Leader question: When your troop has an event and you need an extra parent to help chaperone how do you determine who to take with you if you have more than one parent express interest? Do you draw names?
Scout leaders from our Facebook page offered suggestions:
Leesa shared: For cookie booths, troop outings & troop events our council requires chaperones to be at the very least background checked by GSUSA and if they are driving, they must also be registered for insurance reasons. Our sign-ups are online so it is first-come, first-served. For troop meetings, any parent can volunteer to be our “helping hands” for the month. We also have 2 scouts with special needs so their adult helpers are always welcome.
Nancy shared her thoughts: For the troop paid spots, its first come, first served. We only pay for adults if they’re necessary for safety ratio. If the parents want to pay for themselves, they can
Danielle limits chaperones to trained parents: Only parents who have taken trainings (first aid/cpr and/or outdoor education) are in the considered set. No other parents allowed. Of the trained people, I rotate them. The more parents, the less their children are independent. They just talk and don’t help. Scouts is not parent and me. Families can do that on their own time. I found the amount of parents who wanted to come dwindled when I required trainings.
Donna likes to welcome all parents but makes expectations clear: I would let them both go. In this day and age families are spending less and less time together. If a parent WANTS to participate and be there for their child LET THEM! And from the leader perspective, what a great “problem” to have – too many volunteers. I send out an email with the rules ahead of time. And then I’m very vocal about calling girls and moms out (good naturedly) if the moms are doing the work. Lol, this is good training for the moms as well as the girls. This has worked well for us. In fact my moms and girls now take note when they see this problem in other troops. When the number of chaperones need to be limited, Donna draws names.

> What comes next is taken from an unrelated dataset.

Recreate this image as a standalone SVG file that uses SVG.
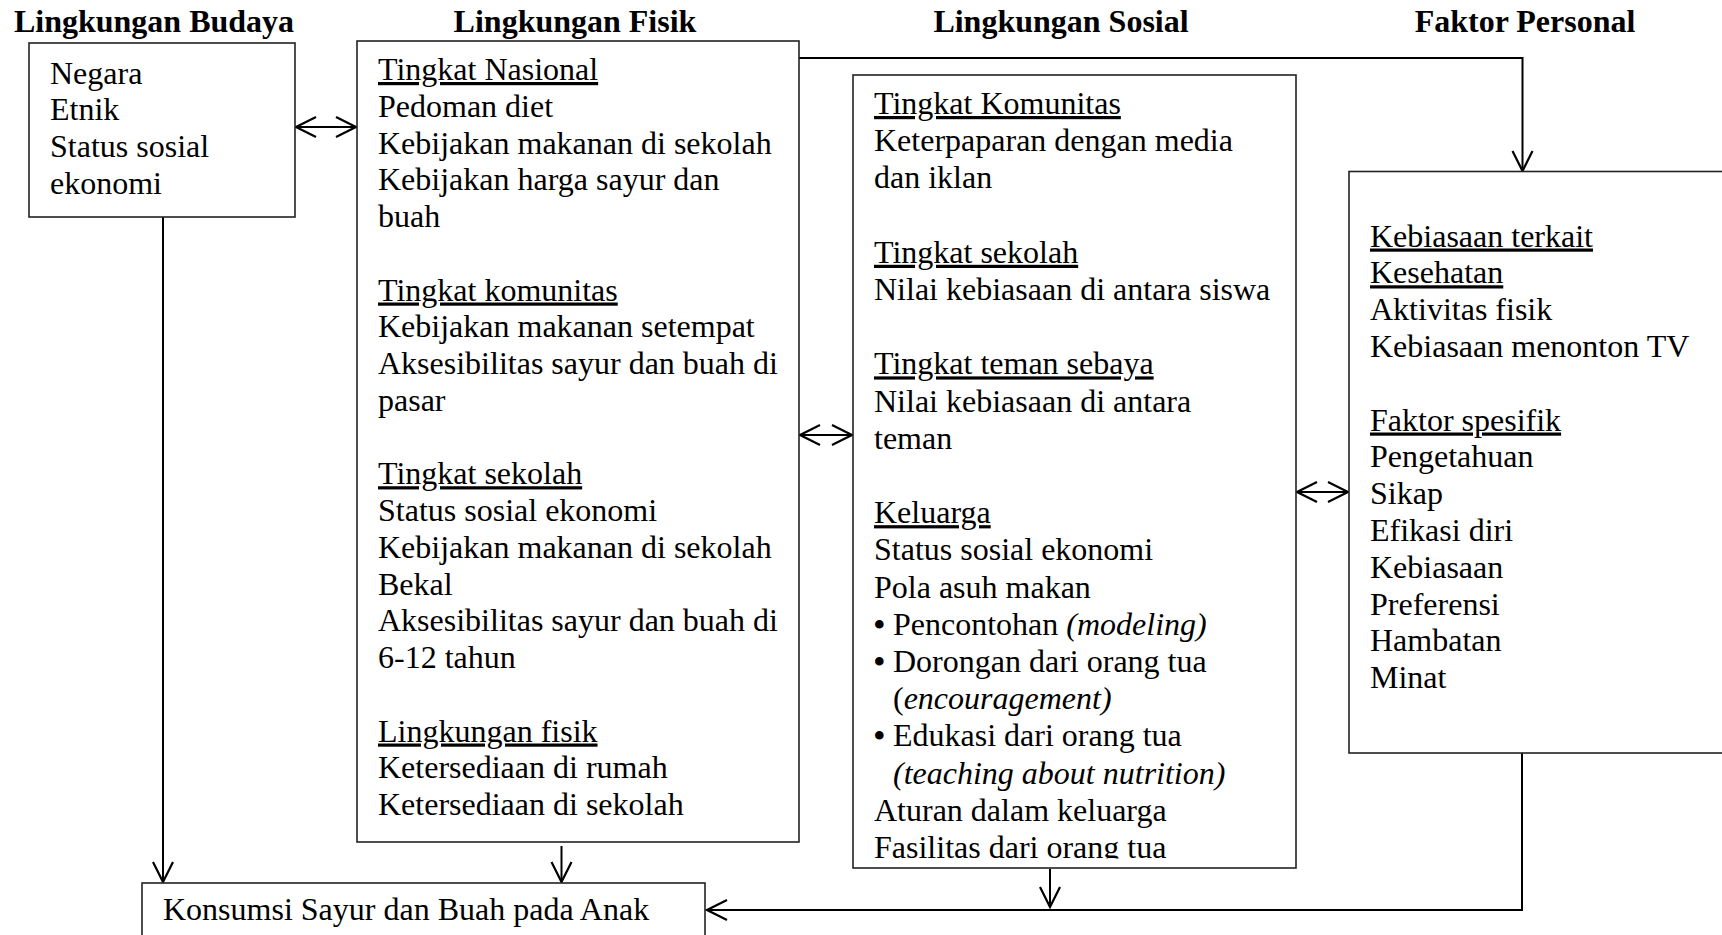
<svg xmlns="http://www.w3.org/2000/svg" width="1722" height="935" viewBox="0 0 1722 935">
<style>
text { font-family: "Liberation Serif", "Times New Roman", serif; font-size: 32px; fill: #000; }
.hd { font-weight: bold; text-anchor: middle; }
.u { text-decoration: underline; }
.it { font-style: italic; }
.bl { font-size: 36px; }
.box { fill: #fff; stroke: #222; stroke-width: 1.6; }
.con { fill: none; stroke: #000; stroke-width: 2; }
</style>
<defs>
<marker id="arr" viewBox="-23 -12 25 24" refX="0" refY="0" markerWidth="25" markerHeight="24" markerUnits="userSpaceOnUse" orient="auto-start-reverse">
<path d="M-20,-10 L0,0 L-20,10" fill="none" stroke="#000" stroke-width="2.2"/>
</marker>
<clipPath id="clipSosial"><rect x="853" y="75" width="443" height="783.5"/></clipPath>
</defs>
<rect width="1722" height="935" fill="#fff"/>

<g id="headers">
<text class="hd" x="154" y="32">Lingkungan Budaya</text>
<text class="hd" x="575" y="32">Lingkungan Fisik</text>
<text class="hd" x="1061" y="32">Lingkungan Sosial</text>
<text class="hd" x="1525" y="32">Faktor Personal</text>
</g>

<g id="connectors">
<polyline class="con" points="799,58 1522.5,58 1522.5,171" marker-end="url(#arr)"/>
<line class="con" x1="296" y1="127" x2="356" y2="127" marker-start="url(#arr)" marker-end="url(#arr)"/>
<line class="con" x1="800" y1="435" x2="852" y2="435" marker-start="url(#arr)" marker-end="url(#arr)"/>
<line class="con" x1="1297" y1="492" x2="1348" y2="492" marker-start="url(#arr)" marker-end="url(#arr)"/>
<line class="con" x1="163" y1="217" x2="163" y2="882" marker-end="url(#arr)"/>
<line class="con" x1="561.5" y1="846" x2="561.5" y2="882" marker-end="url(#arr)"/>
<line class="con" x1="1050" y1="869" x2="1050" y2="907" marker-end="url(#arr)"/>
<polyline class="con" points="1522,753 1522,910 707,910" marker-end="url(#arr)"/>
</g>

<g id="budaya">
<rect class="box" x="29" y="43" width="266" height="174"/>
<text x="50" y="83.5">Negara</text>
<text x="50" y="120.3">Etnik</text>
<text x="50" y="157.1">Status sosial</text>
<text x="50" y="193.9">ekonomi</text>
</g>

<g id="fisik">
<rect class="box" x="357" y="41" width="442" height="801"/>
<text class="u" x="378" y="80">Tingkat Nasional</text>
<text x="378" y="116.75">Pedoman diet</text>
<text x="378" y="153.5">Kebijakan makanan di sekolah</text>
<text x="378" y="190.25">Kebijakan harga sayur dan</text>
<text x="378" y="227">buah</text>
<text class="u" x="378" y="300.5">Tingkat komunitas</text>
<text x="378" y="337.25">Kebijakan makanan setempat</text>
<text x="378" y="374">Aksesibilitas sayur dan buah di</text>
<text x="378" y="410.75">pasar</text>
<text class="u" x="378" y="484.25">Tingkat sekolah</text>
<text x="378" y="521">Status sosial ekonomi</text>
<text x="378" y="557.75">Kebijakan makanan di sekolah</text>
<text x="378" y="594.5">Bekal</text>
<text x="378" y="631.25">Aksesibilitas sayur dan buah di</text>
<text x="378" y="668">6-12 tahun</text>
<text class="u" x="378" y="741.5">Lingkungan fisik</text>
<text x="378" y="778.25">Ketersediaan di rumah</text>
<text x="378" y="815">Ketersediaan di sekolah</text>
</g>

<g id="sosial">
<rect class="box" x="853" y="75" width="443" height="793"/>
<g clip-path="url(#clipSosial)">
<text class="u" x="874" y="114">Tingkat Komunitas</text>
<text x="874" y="151.2">Keterpaparan dengan media</text>
<text x="874" y="188.4">dan iklan</text>
<text class="u" x="874" y="262.8">Tingkat sekolah</text>
<text x="874" y="300">Nilai kebiasaan di antara siswa</text>
<text class="u" x="874" y="374.4">Tingkat teman sebaya</text>
<text x="874" y="411.6">Nilai kebiasaan di antara</text>
<text x="874" y="448.8">teman</text>
<text class="u" x="874" y="523.2">Keluarga</text>
<text x="874" y="560.4">Status sosial ekonomi</text>
<text x="874" y="597.6">Pola asuh makan</text>
<text x="873" y="634.8"><tspan class="bl" dy="2">•</tspan><tspan x="893" dy="-2">Pencontohan </tspan><tspan class="it">(modeling)</tspan></text>
<text x="873" y="672"><tspan class="bl" dy="2">•</tspan><tspan x="893" dy="-2">Dorongan dari orang tua</tspan></text>
<text x="893" y="709.2">(<tspan class="it">encouragement)</tspan></text>
<text x="873" y="746.4"><tspan class="bl" dy="2">•</tspan><tspan x="893" dy="-2">Edukasi dari orang tua</tspan></text>
<text class="it" x="893" y="783.6">(teaching about nutrition)</text>
<text x="874" y="820.8">Aturan dalam keluarga</text>
<text x="874" y="858">Fasilitas dari orang tua</text>
</g>
</g>

<g id="personal">
<rect class="box" x="1349" y="171.5" width="390" height="581.5"/>
<text class="u" x="1370" y="246.5">Kebiasaan terkait</text>
<text class="u" x="1370" y="283.3">Kesehatan</text>
<text x="1370" y="320.1">Aktivitas fisik</text>
<text x="1370" y="356.9">Kebiasaan menonton TV</text>
<text class="u" x="1370" y="430.5">Faktor spesifik</text>
<text x="1370" y="467.3">Pengetahuan</text>
<text x="1370" y="504.1">Sikap</text>
<text x="1370" y="540.9">Efikasi diri</text>
<text x="1370" y="577.7">Kebiasaan</text>
<text x="1370" y="614.5">Preferensi</text>
<text x="1370" y="651.3">Hambatan</text>
<text x="1370" y="688.1">Minat</text>
</g>

<g id="konsumsi">
<rect class="box" x="142" y="883" width="563" height="70"/>
<text x="163" y="920">Konsumsi Sayur dan Buah pada Anak</text>
</g>
</svg>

Dawn also wants chaperones trained: Ask them to go through training, age level, CPR and overnight lodge and camp, – take only the best trained, most useful person for the job.
Kimberly let the parents decide: I’ve had this problem too. One time I asked the parents to choose amongst themselves who would go. They all know each other and that worked well. I’ve had a few times that I’ve flat out told them that it’s a girl event and parents were not welcome. A couple weren’t happy, but oh well!
Rhonda has requirements and jobs for chaperones: Only approved volunteers can serve as Chaperones (adult members with background checks). Let ALL approved volunteers go, but definitely give them specific roles so that they are not just hanging out. Assigning them to a group of girls, rest room breaks, lunch breaks or even a step or two of the badge. Those who are truly there to help will welcome their tasks & those who are not will not offer to chaperone in future.
Lisa’s response: First come first served.
Lana discusses with the parents: If you can really only take one more, discuss with the parents who hasn’t had an opportunity to help/go as much as the others, who went last time and maybe can sit this one out, etc.